In 2014, Flint officials switched the city’s water source to save money but did not ensure there were corrosion-control chemicals in the new water supply. Residents in the majority-Black city, where a third of the population lives in poverty, quickly began complaining of contaminated water coming from their taps. But complaints were ignored for more than a year. Nearly 100,000 Flint residents were exposed to lead through their home water sources, according to the CDC.

Following a monumental citizen suit against the city of Flint and Michigan state officials, they agreed to pay for the removal of all the city’s lead service line pipes. Though the city originally agreed to replace all of the pipes by early 2020, some residents are still waiting.

The Environmental Protection Agency has projected that replacing the nearly 10 million lead pipes that supply U.S. homes with drinking water could cost at least $45 billion. The EPA has separately proposed requiring water utilities nationwide to replace all those lead pipes within 10 years.

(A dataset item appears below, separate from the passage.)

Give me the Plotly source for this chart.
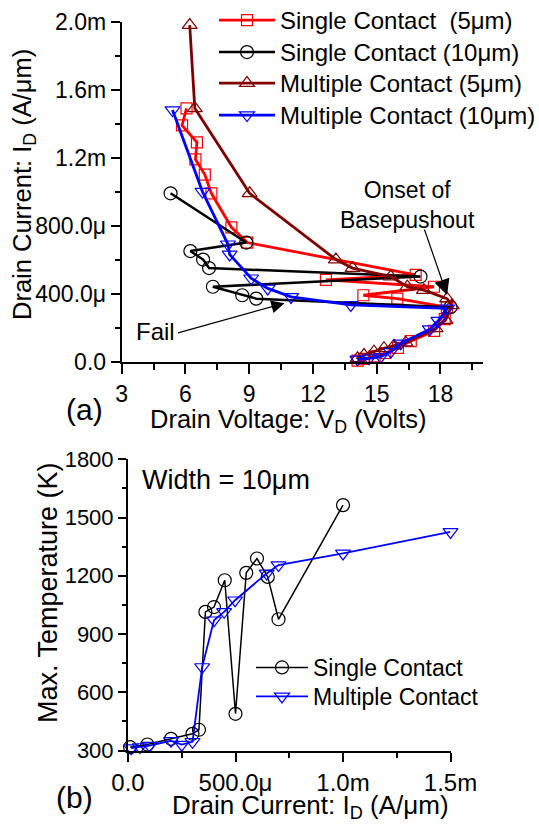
import numpy as np
import plotly.graph_objects as go

W, H = 539, 827
FONT = "Liberation Sans, Arial, Helvetica, sans-serif"

# ---------------- (a) I-V characteristics ----------------
# drain voltage (V) and drain current (mA/um) for each device
sc5_v = [6.05, 5.84, 6.54, 6.47, 6.91, 7.22, 8.16, 8.91, 16.83, 12.61, 17.69, 14.37, 15.97, 18.30,
         18.20, 17.70, 16.60, 16.00, 15.40, 14.90, 14.40, 14.10]
sc5_i = [1.49, 1.39, 1.29, 1.19, 1.10, 0.99, 0.79, 0.70, 0.51, 0.48, 0.44, 0.39, 0.37, 0.32,
         0.25, 0.18, 0.12, 0.08, 0.05, 0.03, 0.015, 0.005]

sc10_v = [5.30, 8.86, 6.23, 6.83, 7.11, 17.06, 7.29, 8.67, 9.33, 18.47]
sc10_i = [0.99, 0.70, 0.65, 0.60, 0.55, 0.50, 0.44, 0.39, 0.37, 0.32]

mc5_v = [6.20, 6.44, 9.02, 13.08, 13.86, 15.66, 16.44, 17.22, 18.31, 18.53,
         18.24, 17.77, 16.36, 15.81, 15.34, 14.87, 14.40, 14.10]
mc5_i = [1.98, 1.49, 0.99, 0.60, 0.55, 0.50, 0.44, 0.42, 0.37, 0.33,
         0.244, 0.195, 0.111, 0.093, 0.078, 0.058, 0.038, 0.019]

mc10_v = [5.39, 6.80, 8.00, 8.08, 9.09, 9.87, 10.97, 13.78, 18.31,
          17.90, 17.50, 16.13, 15.66, 15.19, 14.64, 14.09]
mc10_i = [1.48, 1.00, 0.69, 0.63, 0.49, 0.43, 0.38, 0.333, 0.313,
          0.24, 0.19, 0.107, 0.058, 0.028, 0.019, 0.013]

# ---------------- (b) peak temperature vs drain current ----------------
tb_sc_i = [0.01, 0.09, 0.20, 0.30, 0.33, 0.36, 0.40, 0.45, 0.50, 0.55, 0.60, 0.65, 0.70, 1.00]
tb_sc_t = [317, 331, 360, 386, 407, 1014, 1039, 1177, 489, 1215, 1289, 1194, 976, 1564]

tb_mc_i = [0.015, 0.055, 0.10, 0.20, 0.25, 0.30, 0.345, 0.40, 0.447, 0.498, 0.645, 0.70, 1.00, 1.50]
tb_mc_t = [312, 318, 325, 350, 330, 345, 730, 971, 1014, 1074, 1212, 1255, 1315, 1426]

# tick labels
a_xticks = [3, 6, 9, 12, 15, 18]
a_yticks = [0.0, 0.4, 0.8, 1.2, 1.6, 2.0]
a_ytext = ["0.0", "400.0\u03bc", "800.0\u03bc", "1.2m", "1.6m", "2.0m"]
b_xticks = [0.0, 0.5, 1.0, 1.5]
b_xtext = ["0.0", "500.0\u03bc", "1.0m", "1.5m"]
b_yticks = [300, 600, 900, 1200, 1500, 1800]

mA = 1e-3  # currents are stored in mA/um, plotted in A/um

RED, BLACK, BROWN, BLUE = "#ff0000", "#000000", "#800000", "#0000ff"
NB = "\u00a0"

fig = go.Figure()


def add(xs, ys, name, color, symbol, msize, lw, xa, ya, legend):
    fig.add_trace(go.Scatter(
        x=xs, y=ys, name=name, mode="lines+markers", showlegend=True,
        line=dict(color=color, width=lw),
        marker=dict(symbol=symbol, size=msize, color=color, line=dict(color=color, width=1.2)),
        xaxis=xa, yaxis=ya, legend=legend, cliponaxis=False))


# each series gets its own legend box so the entries can be spaced freely
add(sc5_v, np.array(sc5_i) * mA, "Single Contact " + NB + "(5\u03bcm)", RED, "square-open", 11, 2.8, "x", "y", "legend")
add(sc10_v, np.array(sc10_i) * mA, "Single Contact (10\u03bcm)", BLACK, "circle-open", 13, 2.5, "x", "y", "legend2")
add(mc5_v, np.array(mc5_i) * mA, "Multiple Contact (5\u03bcm)", BROWN, "triangle-up-open", 13, 2.8, "x", "y", "legend3")
add(mc10_v, np.array(mc10_i) * mA, "Multiple Contact (10\u03bcm)", BLUE, "triangle-down-open", 13, 2.8, "x", "y", "legend4")

add(np.array(tb_sc_i) * mA, tb_sc_t, "Single Contact", BLACK, "circle-open", 13, 1.5, "x2", "y2", "legend5")
add(np.array(tb_mc_i) * mA, tb_mc_t, "Multiple Contact", BLUE, "triangle-down-open", 13, 1.8, "x2", "y2", "legend6")


def px(x):
    return x / W


def py(y):
    return 1 - y / H


axis_common = dict(showline=True, linecolor="black", linewidth=2, ticks="outside",
                   tickcolor="black", tickwidth=2, showgrid=False, zeroline=False,
                   tickfont=dict(family=FONT, size=23, color="black"), tickmode="array")


def leg(x, top, size, iw):
    return dict(x=px(x), y=py(top), xanchor="left", yanchor="top",
                bgcolor="rgba(0,0,0,0)", font=dict(family=FONT, size=size, color="black"),
                itemwidth=iw, tracegroupgap=0)


fig.update_layout(
    width=W, height=H, autosize=False, showlegend=True,
    margin=dict(l=0, r=0, t=0, b=0, autoexpand=False),
    paper_bgcolor="white", plot_bgcolor="white",
    font=dict(family=FONT, color="black"),
    xaxis=dict(axis_common, domain=[px(121.7), px(483)], range=[3, 20], anchor="y",
               tickvals=a_xticks, ticktext=[str(t) for t in a_xticks], ticklen=10,
               ticklabelstandoff=1,
               minor=dict(tickvals=[4.5, 7.5, 10.5, 13.5, 16.5, 19.5], ticklen=6,
                          tickcolor="black", tickwidth=2, ticks="outside")),
    yaxis=dict(axis_common, domain=[py(361.5), py(21.7)], range=[0, 2.0e-3], anchor="x",
               tickvals=[v * mA for v in a_yticks], ticktext=a_ytext, ticklen=9,
               minor=dict(tickvals=[v * mA for v in [0.2, 0.6, 1.0, 1.4, 1.8]], ticklen=5,
                          tickcolor="black", tickwidth=2, ticks="outside")),
    xaxis2=dict(axis_common, domain=[px(128), px(450.5)], range=[0, 1.5e-3], anchor="y2",
                tickvals=[v * mA for v in b_xticks], ticktext=b_xtext, ticklen=9,
                ticklabelstandoff=1,
                tickfont=dict(family=FONT, size=24, color="black"),
                minor=dict(tickvals=[v * mA for v in [0.25, 0.75, 1.25]], ticklen=5,
                           tickcolor="black", tickwidth=2, ticks="outside")),
    yaxis2=dict(axis_common, domain=[py(750.5), py(459.3)], range=[300, 1800], anchor="x2",
                tickvals=b_yticks, ticktext=[str(t) for t in b_yticks], ticklen=8,
                tickfont=dict(family=FONT, size=22, color="black"),
                minor=dict(tickvals=[450, 750, 1050, 1350, 1650], ticklen=4,
                           tickcolor="black", tickwidth=2, ticks="outside")),
    legend=leg(214, -2, 24, 56),
    legend2=leg(214, 30, 24, 56),
    legend3=leg(214, 61, 24, 56),
    legend4=leg(214, 93, 24, 56),
    legend5=leg(251, 646, 23, 52),
    legend6=leg(251, 675, 23, 52),
)

ann = []


def text(x, y, s, size=23, angle=0):
    ann.append(dict(x=px(x), y=py(y), xref="paper", yref="paper", text=s, showarrow=False,
                    textangle=angle, font=dict(family=FONT, size=size, color="black"),
                    xanchor="center", yanchor="middle"))


text(288, 421, "Drain Voltage: V<sub>D</sub> (Volts)", size=25.5)
text(24, 185, "Drain Current: I<sub>D</sub> (A/\u03bcm)", size=25.5, angle=-90)
text(84, 409, "(a)", size=30)
text(407, 205, "Onset of<br>Basepushout")
text(155, 331, "Fail", size=24)

text(310, 806, "Drain Current: I<sub>D</sub> (A/\u03bcm)", size=26)
text(48, 593, "Max. Temperature (K)", size=27, angle=-90)
text(74, 797, "(b)", size=30)
text(226, 480, "Width = 10\u03bcm", size=27)

# arrows in data coordinates of panel (a)
ann.append(dict(x=10.66, y=0.343 * mA, ax=5.58, ay=0.166 * mA, xref="x", yref="y",
                axref="x", ayref="y", text="", showarrow=True, arrowhead=2,
                arrowsize=2.2, arrowwidth=1.2, arrowcolor="black"))
ann.append(dict(x=18.31, y=0.391 * mA, ax=17.22, ay=0.786 * mA, xref="x", yref="y",
                axref="x", ayref="y", text="", showarrow=True, arrowhead=2,
                arrowsize=2.6, arrowwidth=1.2, arrowcolor="black"))

fig.update_layout(annotations=ann)

fig.write_html("out.html")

“Communities around the country are already engaged in efforts to replace their lead service line, and some are ahead of others, for sure,” said Bruno Pigott, the EPA’s acting assistant administrator for water.

Since 2022, Tennessee has been allotted nearly $139 million from the infrastructure law to get rid of lead pipes. But, once the money is distributed, it’s up to the state to decide how to spend and distribute funds to cities.

In order to be eligible for the funding, Memphis’s utility must fulfill certain requirements, said LaTricea Adams, from the White House Environmental Justice Advisory Council, like completing a comprehensive inventory of lead pipe locations. The city is still waiting for approval. Memphis Light, Gas and Water has conducted 5,843 partial replacements since 2012, according to documents provided to the city council this week, out of 24,000 lead pipes officials have said are in the city.

Doug McGowen, the utility’s president, said in a Memphis City Council committee meeting on Tuesday that replacing all the city’s pipes could cost up to $100 million.

The varying drinking water systems across the country reflect differences in state attitudes and cultures, but in a “perfect world, everyone would have the same system,” said Ronnie Levin, an environmental health instructor at Harvard University. To Levin, the piecemeal approach to lead replacement programs reflects lack of rigor on the part of federal officials.

“The EPA could have a more rigorous approach than it does, but water utilities tend to be feisty,” said Levin, who worked as a scientist at the EPA for more than 30 years. She equated the nation’s disparate public water systems to “trying to corral 60,000 teenagers with attitudes.”